Being able to do so, however, is not the same as should. Congress' mandating of a single DRM as the industry standard would have a serious chilling effect on development, just as opponents say. Let's say you're a company who's got a great idea for a new DRM system, one that would offer significantly improved protections for artists but greater flexibility for users. If Congress has already mandated one to rule the market, you're unlikely to develop this idea because to get it used it would have to become the Congressionally approved standard. Or let's say you've come up with a great new music file format that stores more and better data at a lower memory footprint but it wouldn't work with the existing Congressionally-mandated DRM. You'd be unable to provide this innovation to consumers because the Congressionally-mandated DRM would work with it.

Nevertheless, I think Congress has a worthy goal in mind when seeking to make things as easy for consumers, something the industry has thus far failed to do. To this end, I would make an alternative proposal. Instead of mandating a single DRM scheme, Congress should mandate instead that support of popular DRM schemes in software and hardware. They could set some kind of threshold, such as if a given format has 5% or more of all music downloads over a three-month period, then all software and hardware produced thereafter must support that format. In theory, this example would mean that there could be as many as 20 formats to be supported but in practicality right now it would mean that Apple products would need to support WMA and WMA products would need to support Apple's protected AAC. A natural corollary is that DRM format producers would need to cooperatively share their formats with others.
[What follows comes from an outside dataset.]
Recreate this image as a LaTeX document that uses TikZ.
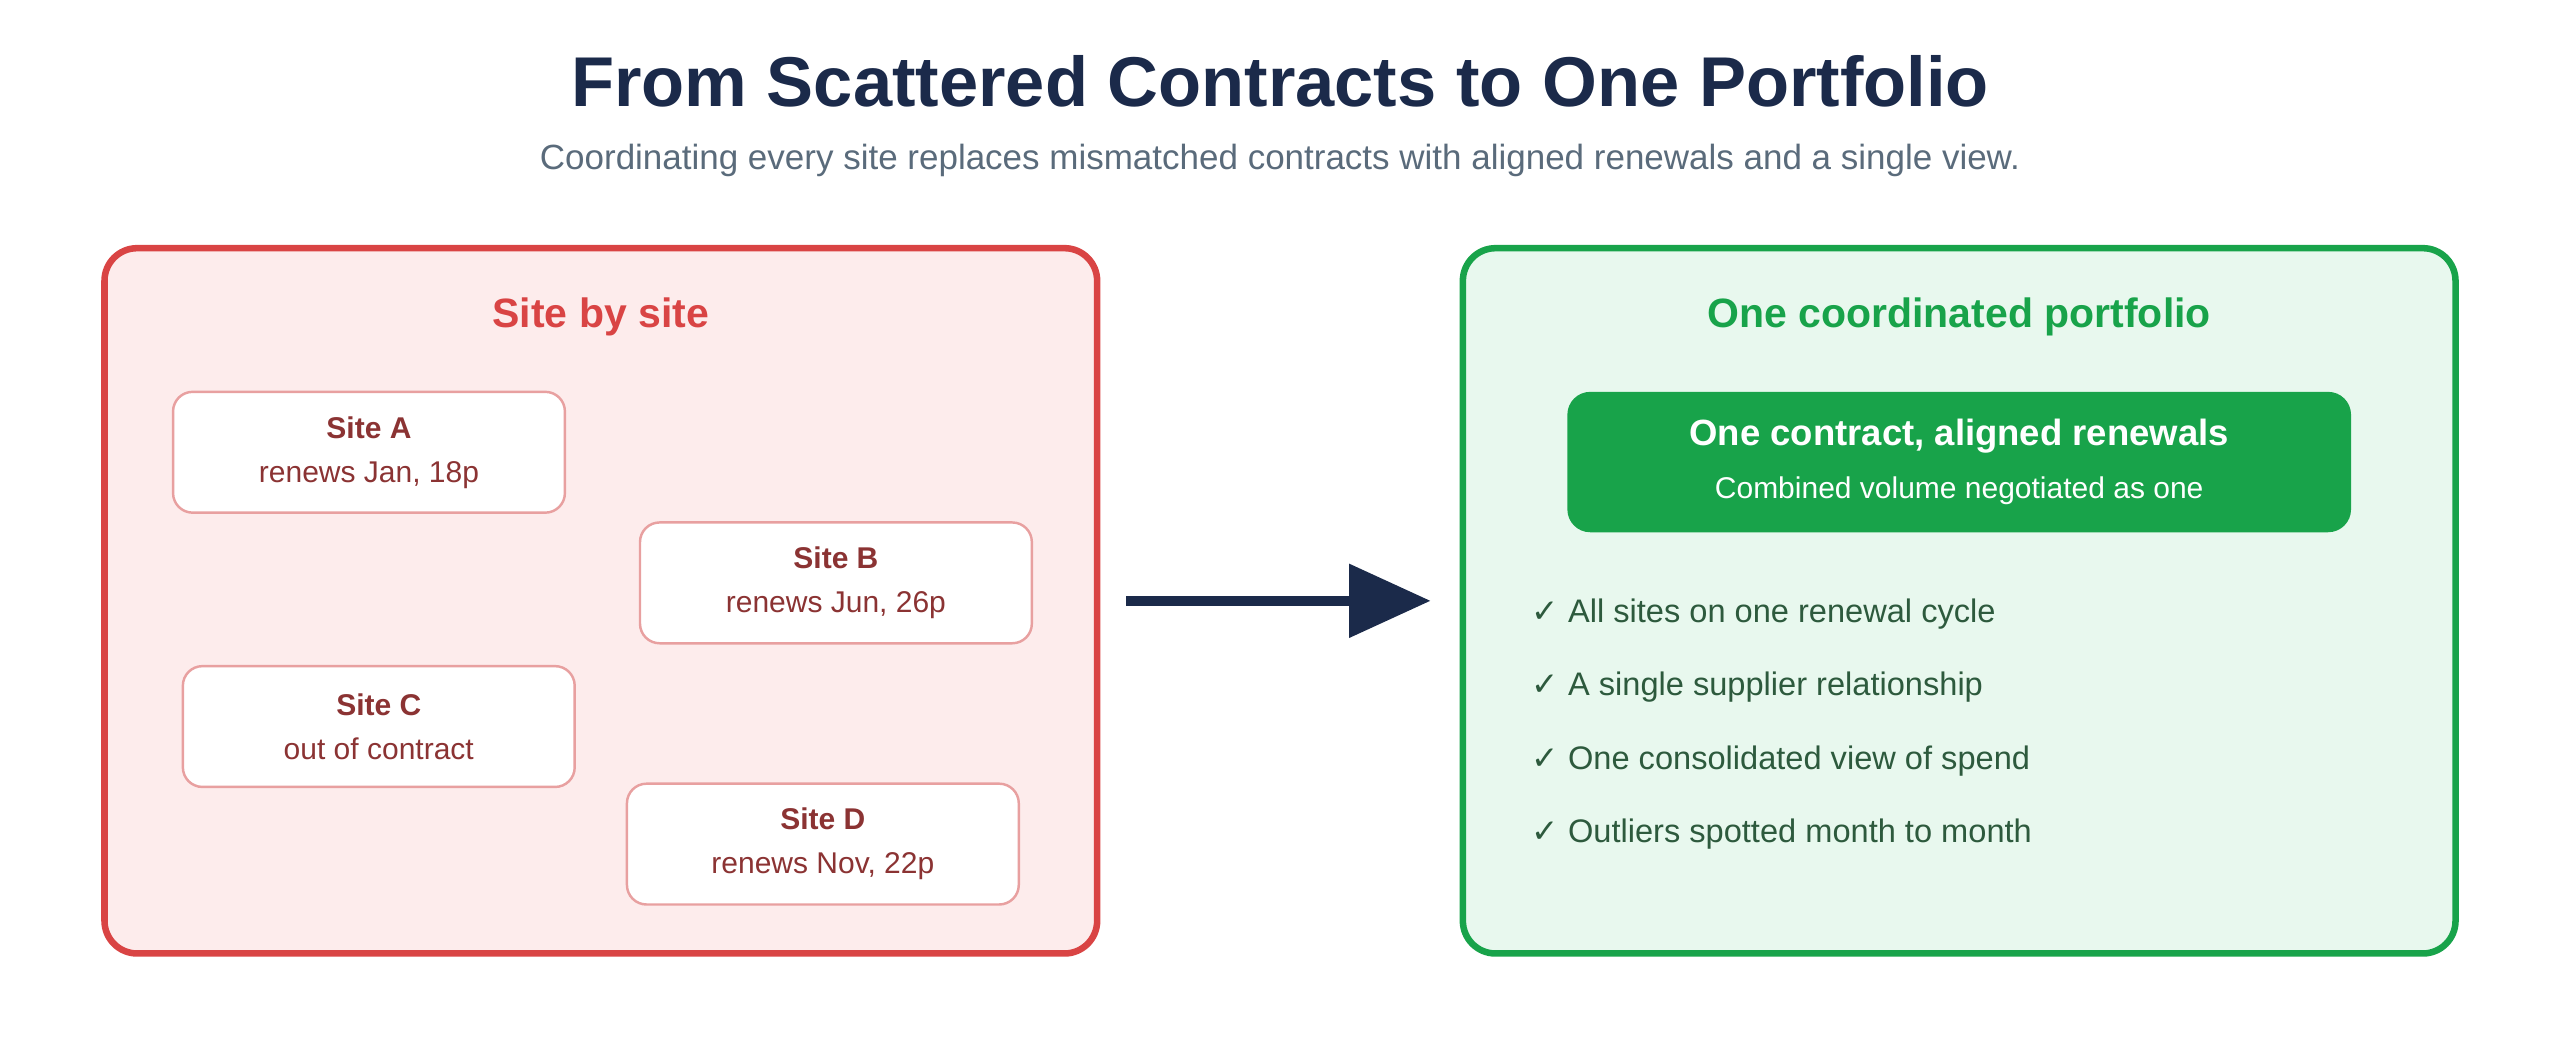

Doing it this way, any format that begins to take on power would need to be supported by all the other players. So obviously this would mean iTMS formats would be supported on non-iPod players and non-iTunes software. Conversely, iTunes and the iPod would need to be compatible with the DRM protection from the MSN Music, Napster, Real Music Store, Sony Connect, and other competitors. This would give consumers the ultimate in power in choosing format, software in hardware rather than being locked in just because of their preference in one of those areas.